* **Exercise task**:
Filter the records below and copy every line containing the word "this".

━━━━━━

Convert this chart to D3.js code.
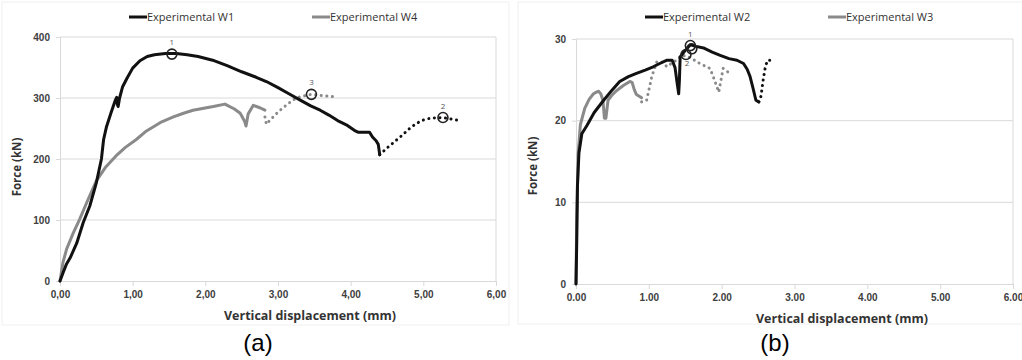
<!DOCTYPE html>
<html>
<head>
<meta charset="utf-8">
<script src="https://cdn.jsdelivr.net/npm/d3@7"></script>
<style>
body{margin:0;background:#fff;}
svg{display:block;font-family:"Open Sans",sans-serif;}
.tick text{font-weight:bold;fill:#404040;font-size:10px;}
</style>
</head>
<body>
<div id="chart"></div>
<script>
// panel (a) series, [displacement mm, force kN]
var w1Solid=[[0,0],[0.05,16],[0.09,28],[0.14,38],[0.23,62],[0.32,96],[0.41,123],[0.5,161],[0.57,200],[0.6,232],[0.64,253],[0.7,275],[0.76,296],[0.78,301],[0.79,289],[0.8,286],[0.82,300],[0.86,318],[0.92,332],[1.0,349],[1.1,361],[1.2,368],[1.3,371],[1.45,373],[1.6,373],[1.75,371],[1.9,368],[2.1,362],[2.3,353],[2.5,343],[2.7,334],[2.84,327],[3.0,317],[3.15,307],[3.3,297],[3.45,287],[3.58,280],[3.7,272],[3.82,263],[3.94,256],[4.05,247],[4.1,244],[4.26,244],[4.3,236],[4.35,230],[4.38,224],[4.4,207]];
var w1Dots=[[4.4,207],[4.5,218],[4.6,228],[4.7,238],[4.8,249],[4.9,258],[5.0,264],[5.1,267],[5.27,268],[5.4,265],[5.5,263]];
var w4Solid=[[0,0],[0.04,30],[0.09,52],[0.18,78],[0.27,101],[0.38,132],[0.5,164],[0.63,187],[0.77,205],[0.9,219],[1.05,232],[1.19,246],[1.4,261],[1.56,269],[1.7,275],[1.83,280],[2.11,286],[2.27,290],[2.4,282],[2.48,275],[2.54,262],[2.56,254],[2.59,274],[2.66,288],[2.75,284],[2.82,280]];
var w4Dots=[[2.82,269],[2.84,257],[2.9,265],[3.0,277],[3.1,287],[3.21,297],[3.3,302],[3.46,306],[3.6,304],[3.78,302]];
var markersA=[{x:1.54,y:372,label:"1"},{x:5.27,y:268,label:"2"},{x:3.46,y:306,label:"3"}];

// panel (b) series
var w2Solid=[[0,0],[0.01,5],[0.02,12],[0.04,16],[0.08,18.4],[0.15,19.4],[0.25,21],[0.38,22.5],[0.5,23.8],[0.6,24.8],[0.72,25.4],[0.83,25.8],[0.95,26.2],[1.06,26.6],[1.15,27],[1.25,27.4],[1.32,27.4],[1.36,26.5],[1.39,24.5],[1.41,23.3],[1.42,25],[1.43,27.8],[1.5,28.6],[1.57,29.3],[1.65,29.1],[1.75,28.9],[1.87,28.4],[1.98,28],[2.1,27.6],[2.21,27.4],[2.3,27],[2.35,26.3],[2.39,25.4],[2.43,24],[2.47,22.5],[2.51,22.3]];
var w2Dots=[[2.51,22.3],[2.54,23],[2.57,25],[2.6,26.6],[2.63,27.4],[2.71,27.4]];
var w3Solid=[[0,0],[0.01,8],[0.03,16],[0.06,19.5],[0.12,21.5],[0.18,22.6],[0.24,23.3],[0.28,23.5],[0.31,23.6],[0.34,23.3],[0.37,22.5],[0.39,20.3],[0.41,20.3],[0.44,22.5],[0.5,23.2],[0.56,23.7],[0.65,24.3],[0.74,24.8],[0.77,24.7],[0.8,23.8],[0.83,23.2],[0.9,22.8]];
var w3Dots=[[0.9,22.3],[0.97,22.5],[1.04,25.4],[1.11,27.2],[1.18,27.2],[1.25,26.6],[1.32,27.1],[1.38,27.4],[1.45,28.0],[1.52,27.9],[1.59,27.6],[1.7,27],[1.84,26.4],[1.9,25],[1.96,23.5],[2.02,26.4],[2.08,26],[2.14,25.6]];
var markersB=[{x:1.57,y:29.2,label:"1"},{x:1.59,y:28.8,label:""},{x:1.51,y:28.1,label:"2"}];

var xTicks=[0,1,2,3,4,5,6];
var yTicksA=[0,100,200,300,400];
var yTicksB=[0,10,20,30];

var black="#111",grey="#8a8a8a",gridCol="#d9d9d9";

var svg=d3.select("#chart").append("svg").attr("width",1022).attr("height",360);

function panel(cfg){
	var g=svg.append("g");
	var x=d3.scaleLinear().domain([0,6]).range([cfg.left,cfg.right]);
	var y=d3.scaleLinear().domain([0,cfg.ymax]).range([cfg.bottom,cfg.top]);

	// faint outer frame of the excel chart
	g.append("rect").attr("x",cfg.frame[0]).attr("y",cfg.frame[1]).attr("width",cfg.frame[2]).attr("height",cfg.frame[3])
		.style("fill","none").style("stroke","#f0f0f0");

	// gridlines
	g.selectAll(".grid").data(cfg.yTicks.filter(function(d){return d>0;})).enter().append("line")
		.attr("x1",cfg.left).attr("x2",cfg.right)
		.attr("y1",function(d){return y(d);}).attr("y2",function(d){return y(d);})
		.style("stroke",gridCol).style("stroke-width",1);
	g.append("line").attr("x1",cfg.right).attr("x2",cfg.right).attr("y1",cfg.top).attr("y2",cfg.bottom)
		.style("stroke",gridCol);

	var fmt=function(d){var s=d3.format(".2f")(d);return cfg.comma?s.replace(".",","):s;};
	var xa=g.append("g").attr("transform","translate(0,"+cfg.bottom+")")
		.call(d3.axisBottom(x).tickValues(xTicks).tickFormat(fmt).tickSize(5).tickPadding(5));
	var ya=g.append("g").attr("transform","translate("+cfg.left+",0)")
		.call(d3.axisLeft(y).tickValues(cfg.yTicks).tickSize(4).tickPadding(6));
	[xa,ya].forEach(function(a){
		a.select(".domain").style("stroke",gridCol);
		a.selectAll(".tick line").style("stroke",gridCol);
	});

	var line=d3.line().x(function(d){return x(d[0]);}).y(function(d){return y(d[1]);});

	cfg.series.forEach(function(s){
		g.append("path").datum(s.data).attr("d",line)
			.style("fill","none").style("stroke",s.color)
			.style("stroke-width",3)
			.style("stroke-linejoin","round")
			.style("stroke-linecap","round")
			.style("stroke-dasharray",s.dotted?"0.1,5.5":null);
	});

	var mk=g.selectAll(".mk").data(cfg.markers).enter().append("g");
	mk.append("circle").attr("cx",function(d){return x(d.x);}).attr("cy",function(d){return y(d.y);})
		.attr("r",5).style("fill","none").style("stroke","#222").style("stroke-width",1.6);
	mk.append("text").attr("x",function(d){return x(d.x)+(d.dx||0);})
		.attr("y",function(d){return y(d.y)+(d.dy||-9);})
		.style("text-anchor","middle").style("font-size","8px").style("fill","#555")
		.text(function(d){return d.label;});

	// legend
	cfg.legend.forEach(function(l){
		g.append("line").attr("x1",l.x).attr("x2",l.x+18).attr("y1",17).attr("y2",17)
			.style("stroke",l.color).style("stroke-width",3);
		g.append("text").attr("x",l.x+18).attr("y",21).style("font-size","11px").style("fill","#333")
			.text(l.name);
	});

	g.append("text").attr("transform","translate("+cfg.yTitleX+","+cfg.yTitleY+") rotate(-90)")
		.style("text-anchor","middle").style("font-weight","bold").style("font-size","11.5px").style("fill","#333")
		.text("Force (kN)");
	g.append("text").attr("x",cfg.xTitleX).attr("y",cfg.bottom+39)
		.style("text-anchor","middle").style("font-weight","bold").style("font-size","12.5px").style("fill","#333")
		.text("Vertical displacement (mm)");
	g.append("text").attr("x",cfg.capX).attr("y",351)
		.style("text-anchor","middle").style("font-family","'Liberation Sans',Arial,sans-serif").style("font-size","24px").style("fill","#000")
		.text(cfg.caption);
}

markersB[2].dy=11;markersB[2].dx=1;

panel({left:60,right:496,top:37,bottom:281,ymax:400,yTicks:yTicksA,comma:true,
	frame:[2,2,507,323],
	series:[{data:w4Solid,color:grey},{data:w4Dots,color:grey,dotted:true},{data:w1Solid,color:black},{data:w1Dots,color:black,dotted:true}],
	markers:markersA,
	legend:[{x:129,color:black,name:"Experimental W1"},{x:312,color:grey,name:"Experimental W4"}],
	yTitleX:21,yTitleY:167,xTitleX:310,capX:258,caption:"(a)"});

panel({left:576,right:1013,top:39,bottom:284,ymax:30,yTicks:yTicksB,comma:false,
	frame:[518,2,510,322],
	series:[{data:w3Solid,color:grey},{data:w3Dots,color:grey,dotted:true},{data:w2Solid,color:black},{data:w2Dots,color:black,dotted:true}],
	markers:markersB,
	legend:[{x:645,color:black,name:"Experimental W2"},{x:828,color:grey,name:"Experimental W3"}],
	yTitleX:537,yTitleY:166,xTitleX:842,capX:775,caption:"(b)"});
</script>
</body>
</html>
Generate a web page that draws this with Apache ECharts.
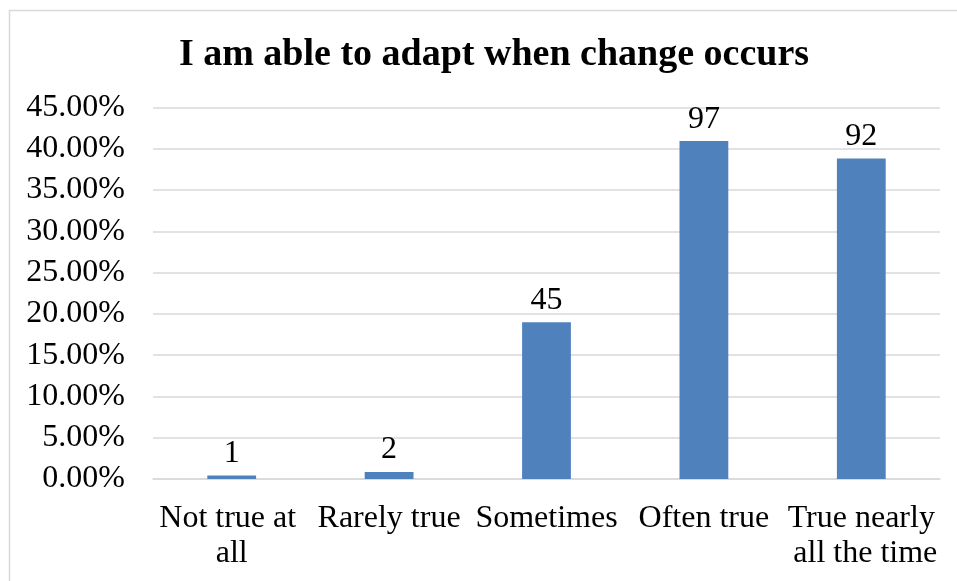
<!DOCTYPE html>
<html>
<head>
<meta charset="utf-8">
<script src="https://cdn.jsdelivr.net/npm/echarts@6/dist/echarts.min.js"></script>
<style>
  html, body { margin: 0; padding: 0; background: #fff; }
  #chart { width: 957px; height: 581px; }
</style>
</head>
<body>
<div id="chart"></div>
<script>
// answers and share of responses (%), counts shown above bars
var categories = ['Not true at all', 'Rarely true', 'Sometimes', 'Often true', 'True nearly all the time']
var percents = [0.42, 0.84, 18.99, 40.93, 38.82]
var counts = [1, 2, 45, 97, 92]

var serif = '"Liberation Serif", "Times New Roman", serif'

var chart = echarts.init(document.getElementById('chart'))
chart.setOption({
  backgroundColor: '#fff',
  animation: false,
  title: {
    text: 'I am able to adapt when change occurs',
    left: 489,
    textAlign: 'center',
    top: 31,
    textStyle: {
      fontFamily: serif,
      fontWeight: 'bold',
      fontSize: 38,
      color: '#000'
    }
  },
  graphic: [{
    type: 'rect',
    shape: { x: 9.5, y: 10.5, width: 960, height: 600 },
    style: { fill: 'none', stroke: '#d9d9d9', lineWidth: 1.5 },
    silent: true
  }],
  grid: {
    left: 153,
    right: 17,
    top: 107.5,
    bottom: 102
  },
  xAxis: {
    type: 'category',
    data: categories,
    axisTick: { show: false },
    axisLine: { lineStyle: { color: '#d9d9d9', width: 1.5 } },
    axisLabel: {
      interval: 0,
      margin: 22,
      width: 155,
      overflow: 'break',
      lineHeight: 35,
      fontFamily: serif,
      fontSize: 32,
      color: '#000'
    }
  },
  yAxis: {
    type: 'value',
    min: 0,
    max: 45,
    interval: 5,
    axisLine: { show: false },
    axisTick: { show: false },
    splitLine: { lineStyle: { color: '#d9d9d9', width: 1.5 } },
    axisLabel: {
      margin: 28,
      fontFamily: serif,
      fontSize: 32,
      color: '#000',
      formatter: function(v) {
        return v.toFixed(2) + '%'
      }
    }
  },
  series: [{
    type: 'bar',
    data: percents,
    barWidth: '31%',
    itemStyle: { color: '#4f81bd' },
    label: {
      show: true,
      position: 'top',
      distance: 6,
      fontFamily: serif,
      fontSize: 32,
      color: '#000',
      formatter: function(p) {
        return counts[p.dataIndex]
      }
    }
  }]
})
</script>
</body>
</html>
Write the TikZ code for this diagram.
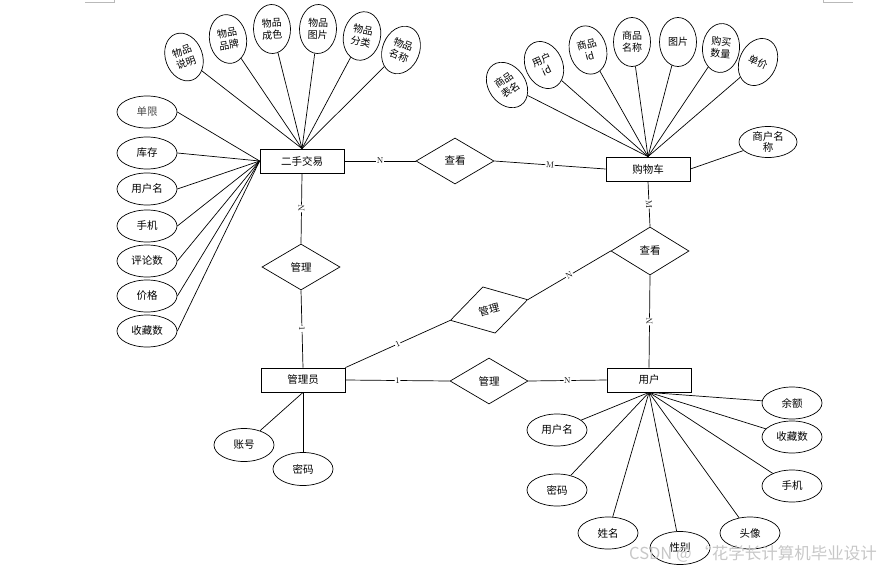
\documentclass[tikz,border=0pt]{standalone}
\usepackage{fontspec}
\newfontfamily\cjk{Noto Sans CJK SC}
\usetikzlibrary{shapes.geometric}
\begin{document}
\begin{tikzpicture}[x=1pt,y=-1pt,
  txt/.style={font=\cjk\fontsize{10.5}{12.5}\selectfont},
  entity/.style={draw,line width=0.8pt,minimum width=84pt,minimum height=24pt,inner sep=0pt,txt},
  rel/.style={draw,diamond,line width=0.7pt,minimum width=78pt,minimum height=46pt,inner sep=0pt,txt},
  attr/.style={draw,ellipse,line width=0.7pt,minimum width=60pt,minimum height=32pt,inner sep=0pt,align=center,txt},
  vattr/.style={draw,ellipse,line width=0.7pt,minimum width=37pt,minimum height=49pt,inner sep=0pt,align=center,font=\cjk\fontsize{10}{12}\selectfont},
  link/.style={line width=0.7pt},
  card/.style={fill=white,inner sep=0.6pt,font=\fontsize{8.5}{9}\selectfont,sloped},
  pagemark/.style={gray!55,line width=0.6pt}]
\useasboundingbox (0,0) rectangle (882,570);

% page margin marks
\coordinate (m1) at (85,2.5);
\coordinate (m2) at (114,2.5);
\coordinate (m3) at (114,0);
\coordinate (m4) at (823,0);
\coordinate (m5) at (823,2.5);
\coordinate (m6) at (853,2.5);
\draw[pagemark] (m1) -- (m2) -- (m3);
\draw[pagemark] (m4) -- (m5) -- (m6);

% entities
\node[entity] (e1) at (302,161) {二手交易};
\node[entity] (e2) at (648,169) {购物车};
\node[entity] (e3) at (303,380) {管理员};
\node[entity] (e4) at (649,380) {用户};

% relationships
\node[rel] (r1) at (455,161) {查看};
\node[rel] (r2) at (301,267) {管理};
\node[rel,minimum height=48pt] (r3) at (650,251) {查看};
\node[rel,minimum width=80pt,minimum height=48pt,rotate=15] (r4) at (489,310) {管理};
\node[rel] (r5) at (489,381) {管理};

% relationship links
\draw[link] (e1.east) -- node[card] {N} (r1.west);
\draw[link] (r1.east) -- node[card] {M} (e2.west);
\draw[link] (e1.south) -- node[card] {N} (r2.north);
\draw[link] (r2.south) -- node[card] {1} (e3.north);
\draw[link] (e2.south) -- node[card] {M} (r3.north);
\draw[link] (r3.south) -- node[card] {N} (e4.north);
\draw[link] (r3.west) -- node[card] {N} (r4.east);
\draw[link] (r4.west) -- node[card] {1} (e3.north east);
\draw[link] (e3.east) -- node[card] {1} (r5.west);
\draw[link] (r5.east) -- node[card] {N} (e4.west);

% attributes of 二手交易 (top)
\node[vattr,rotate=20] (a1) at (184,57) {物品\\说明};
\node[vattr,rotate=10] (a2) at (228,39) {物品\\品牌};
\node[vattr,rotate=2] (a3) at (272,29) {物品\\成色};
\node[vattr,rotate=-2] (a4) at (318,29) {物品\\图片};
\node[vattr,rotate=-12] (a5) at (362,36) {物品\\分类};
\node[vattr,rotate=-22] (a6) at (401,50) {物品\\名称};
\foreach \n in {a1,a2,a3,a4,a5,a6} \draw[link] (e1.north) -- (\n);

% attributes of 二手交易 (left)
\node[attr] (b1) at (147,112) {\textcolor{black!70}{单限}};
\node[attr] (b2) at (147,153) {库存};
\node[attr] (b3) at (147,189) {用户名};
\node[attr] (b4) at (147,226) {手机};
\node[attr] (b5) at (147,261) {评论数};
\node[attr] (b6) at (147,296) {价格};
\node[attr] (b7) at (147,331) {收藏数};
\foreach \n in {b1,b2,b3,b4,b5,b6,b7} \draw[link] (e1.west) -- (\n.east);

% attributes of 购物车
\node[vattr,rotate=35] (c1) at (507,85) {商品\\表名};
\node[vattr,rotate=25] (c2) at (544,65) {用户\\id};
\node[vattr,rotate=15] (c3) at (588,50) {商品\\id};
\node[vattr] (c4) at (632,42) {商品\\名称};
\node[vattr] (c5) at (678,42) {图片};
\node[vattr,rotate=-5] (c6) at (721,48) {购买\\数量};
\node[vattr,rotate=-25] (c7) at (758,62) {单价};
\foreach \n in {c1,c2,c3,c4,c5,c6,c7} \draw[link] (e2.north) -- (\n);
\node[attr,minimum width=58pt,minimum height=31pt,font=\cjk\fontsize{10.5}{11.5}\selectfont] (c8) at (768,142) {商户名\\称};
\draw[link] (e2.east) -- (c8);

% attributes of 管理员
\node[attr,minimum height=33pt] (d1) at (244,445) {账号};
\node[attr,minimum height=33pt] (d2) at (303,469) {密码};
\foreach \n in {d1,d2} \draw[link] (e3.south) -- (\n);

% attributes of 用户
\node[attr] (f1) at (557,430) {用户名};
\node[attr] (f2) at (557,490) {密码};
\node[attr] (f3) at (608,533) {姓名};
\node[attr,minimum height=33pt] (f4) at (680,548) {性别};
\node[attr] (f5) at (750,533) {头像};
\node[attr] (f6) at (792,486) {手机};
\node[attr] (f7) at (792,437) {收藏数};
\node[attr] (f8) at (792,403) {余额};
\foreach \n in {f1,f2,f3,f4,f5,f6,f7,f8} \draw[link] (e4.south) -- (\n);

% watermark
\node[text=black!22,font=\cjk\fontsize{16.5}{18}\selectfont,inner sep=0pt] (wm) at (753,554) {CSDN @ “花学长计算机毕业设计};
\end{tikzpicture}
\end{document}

━━━━━━

* **Written answer**:
Convert this chart to D3.js code.
Generate a web page that draws this with Apache ECharts.
Write the TikZ code for this diagram.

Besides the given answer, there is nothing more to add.